The second truism that we must understand is that poverty does not create our social problems, our social problems create our poverty. Let me give you an example. All across this country, at this very moment, there are children who are born into and are living with five strikes against them, already, through no fault of their own. They’re born into substandard housing in dangerous neighborhoods, to broken families, being raised by their grandmothers because they never knew their father and their mom is either working two jobs to make ends meet or just not home. These kids are going to struggle to succeed unless something dramatic happens in their life.

These truisms are important because they lead the public policies that define the proper role of government. On the prosperity side, the number one objective of our economic policy, in fact the singular objective of our economic policy from a government perspective is simple – it’s growth. It’s not distribution of wealth, it’s not picking winners and losers. The goal of our public policy should be growth. Growth in our economy, the creation of jobs, and of opportunity, of equality of opportunity through our governmental policies.

Now often when I give these speeches, members of the media and others get frustrated because there is nothing new or novel in it. We don’t have to reinvent this. It’s worked before and it will work again and they are simple things. Like a tax code that’s fair, predictable, easy to comply with. Like a regulatory framework that doesn’t exist to justify the existence of the regulators, that doesn’t exist to accomplish through regulation and rulemaking what they couldn’t accomplish through the Congress.

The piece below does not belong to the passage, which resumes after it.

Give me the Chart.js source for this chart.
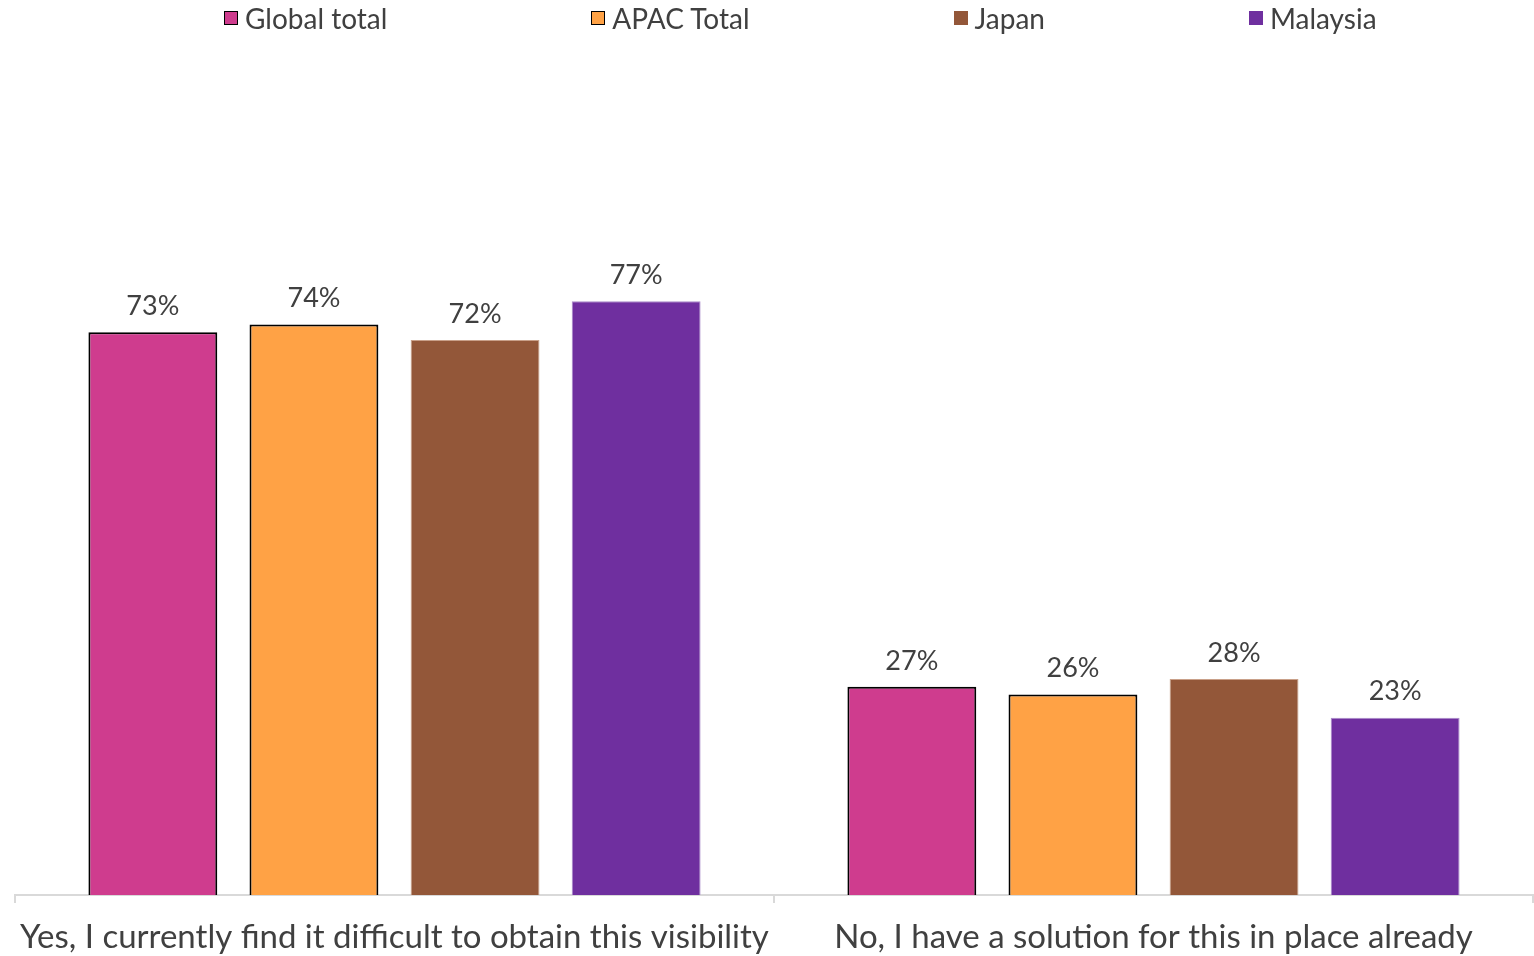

And it is the proper role of government to invest in infrastructure. Yes, government should build roads and bridges, but it should do so as part of economic development as part of infrastructure. Not as a jobs program.

And government should invest in our people at the state level. Education is important, critically important. We must educate and train our children to compete and succeed in the 21st century. Our kids are not going to grow up to compete with children in Alabama or Mississippi. They’re going to grow up to compete with kids in India, and China, all over the world; children who are learning to compete and succeed in the 21st century themselves.

These are proper roles of government within the framework of creating an environment where economic security and prosperity is possible.

The concepts in the speech need to be shouted during the current debate about our budget deficits. The first is the idea that free enterprise does not create poverty–it provides a vehicle for people to escape poverty, and the second is that poverty does not create our social problems–it is the result of those problems.

Daniel Patrick Moynihan understood what the war on poverty would do to America when Lyndon Johnson began the program:

The steady expansion of welfare programs can be taken as a measure of the steady disintegration of the Negro family structure over the past generation in the United States.
Daniel Patrick Moynihan

It’s time to examine how we spend money to fight poverty in America. Free money is not a solution to poverty. Free money destroys self-esteem and ambition–both of which are needed to overcome poverty.